As Benoit Mandelbrot explained in his book
The (Mis)behavior of Markets, crashes are an intrinsic feature of systems like
stock markets. These risks are not generated by specific human actions or sentiment but
by the system itself.
Just as humans make subconscious decisions and then conjure up quasi-rational justifications
for their choice after the fact, market participants always conjure up some event or decision
as the cause of the crash. Favorites include central bank policy error, black swan
events ("bolts from the blue"), earnings surprises, technical levels were breached, and so on.
Mandelbrot's insights reveal why markets crash without any policy error or other fabricated-
after-the-fact justification: as those who witnessed the collapse of Japan's massive
credit-asset bubble in 1989-1990 observed, markets just stopped going up and started falling.
Risk is a reflection of many dynamics, but the key dynamic few participants seem to understand
is the inherent instability of complex systems: surface tranquility is not an
accurate reflection of the actual state of stability or risk, no mater how long the period of
tranquility stretches.
The human mind rebels at the dominance of quasi-random crashes, as our hubris and need
to be in charge generates an illusion of control: rather than accept that markets
can crash more or less "out of the blue" without any black swan or other trigger,
we place our faith--yes, faith--in central bank policies, readings of sentiment, technical
indicators and the like.
This illusion of control blindsides us to the reality that no policy tweak can
stave off the quasi-random meteor strikes that are intrinsic features of complex systems.

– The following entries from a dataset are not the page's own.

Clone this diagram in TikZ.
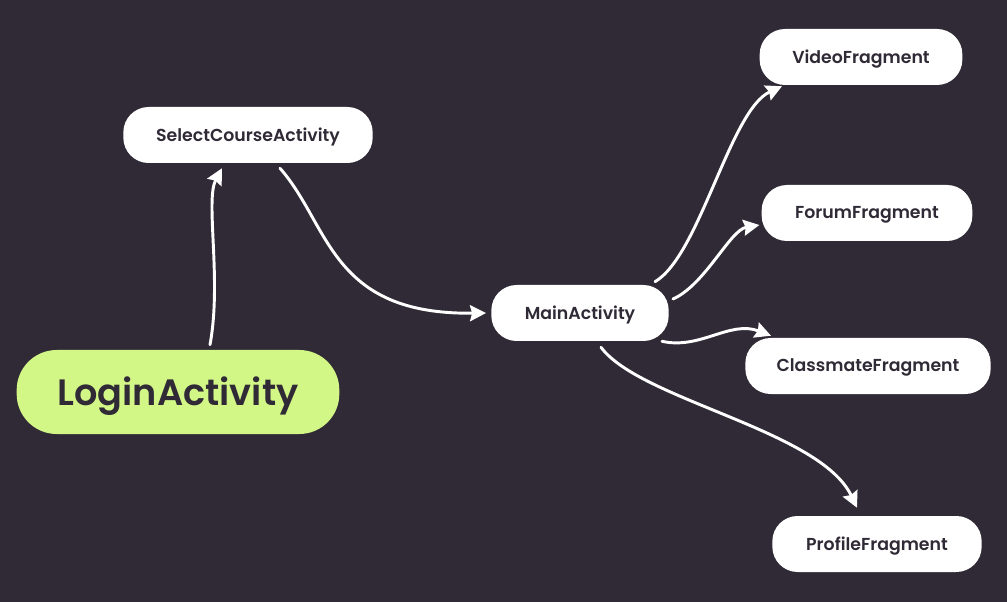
\documentclass[tikz,border=0pt]{standalone}
\usepackage{fontspec}
\setmainfont{Poppins}[BoldFont={Poppins SemiBold}]
\usetikzlibrary{arrows.meta}
\definecolor{bgdark}{HTML}{2F2A35}
\definecolor{limegreen}{HTML}{D3F786}
\begin{document}
\begin{tikzpicture}[x=0.75pt,y=-0.75pt,>={Stealth[length=12pt,width=12pt,inset=1.5pt]},
		screen/.style={fill=white,text=bgdark,rounded corners=19pt,minimum height=42pt,inner sep=0pt,text depth=1pt,font=\fontsize{13}{15}\selectfont\bfseries},
		start/.style={fill=limegreen,text=bgdark,rounded corners=30pt,minimum height=63pt,minimum width=242pt,inner sep=0pt,text depth=2pt,font=\fontsize{27.5}{30}\selectfont\bfseries},
		flow/.style={->,white,line width=2.2pt,line cap=round}]
				\fill[bgdark] (0,0) rectangle (1007,602);
				\node[start] (login) at (178,392) {LoginActivity};
				\node[screen,minimum width=187pt] (select) at (248,135) {SelectCourseActivity};
				\node[screen,minimum width=133pt] (main) at (580,313) {MainActivity};
				\node[screen,minimum width=152pt] (video) at (861,57) {VideoFragment};
				\node[screen,minimum width=158pt] (forum) at (867,213) {ForumFragment};
				\node[screen,minimum width=184pt] (classmate) at (868,366) {ClassmateFragment};
				\node[screen,minimum width=157pt] (profile) at (877,544) {ProfileFragment};
				% arrows between the screens
				\draw[flow] ([shift={(32,-5)}]login.north) .. controls (222,280) and (205,200) .. ([shift={(-26,5)}]select.south);
				\draw[flow] ([shift={(32,5)}]select.south) .. controls (330,225) and (330,315) .. ([shift={(-5,0)}]main.west);
				\draw[flow] ([shift={(75,-3)}]main.north) .. controls (700,255) and (730,110) .. ([shift={(-79,1)}]video.south);
				\draw[flow] ([shift={(4,-14)}]main.east) .. controls (705,285) and (730,230) .. ([shift={(-2,12)}]forum.west);
				\draw[flow] ([shift={(82,0)}]main.south) .. controls (700,350) and (730,320) .. ([shift={(-97,-2)}]classmate.north);
				\draw[flow] ([shift={(21,6)}]main.south) .. controls (640,400) and (820,430) .. ([shift={(-20,-8)}]profile.north);
		\end{tikzpicture}
\end{document}
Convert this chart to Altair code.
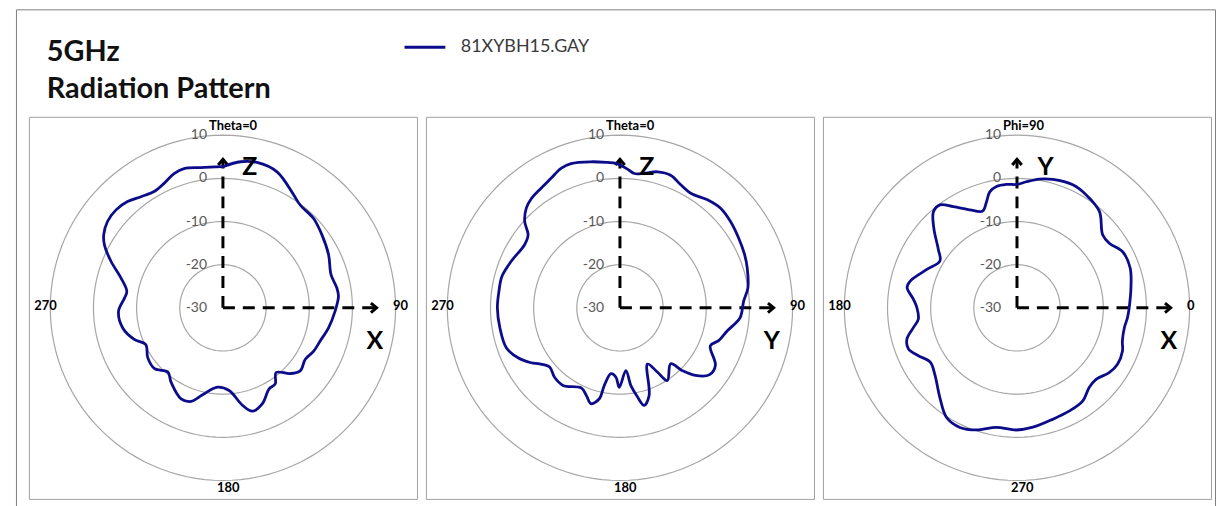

Wallowing in our hubris-soaked illusion of control, we believe that if there were
no pilicy errors or black swans, markets could move smoothly higher forever. That is
a fundamental misunderstanding of the systemic foundations of markets.
The vast majority of market participants are about as ready for a semi-random "volatility
event" as the dinosaurs were for the meteor strike that doomed them to oblivion.
Financial oblivion awaits those ensnared in the quasi-religious faith of Federal Reserve
power and other hubris-soaked illusions of control.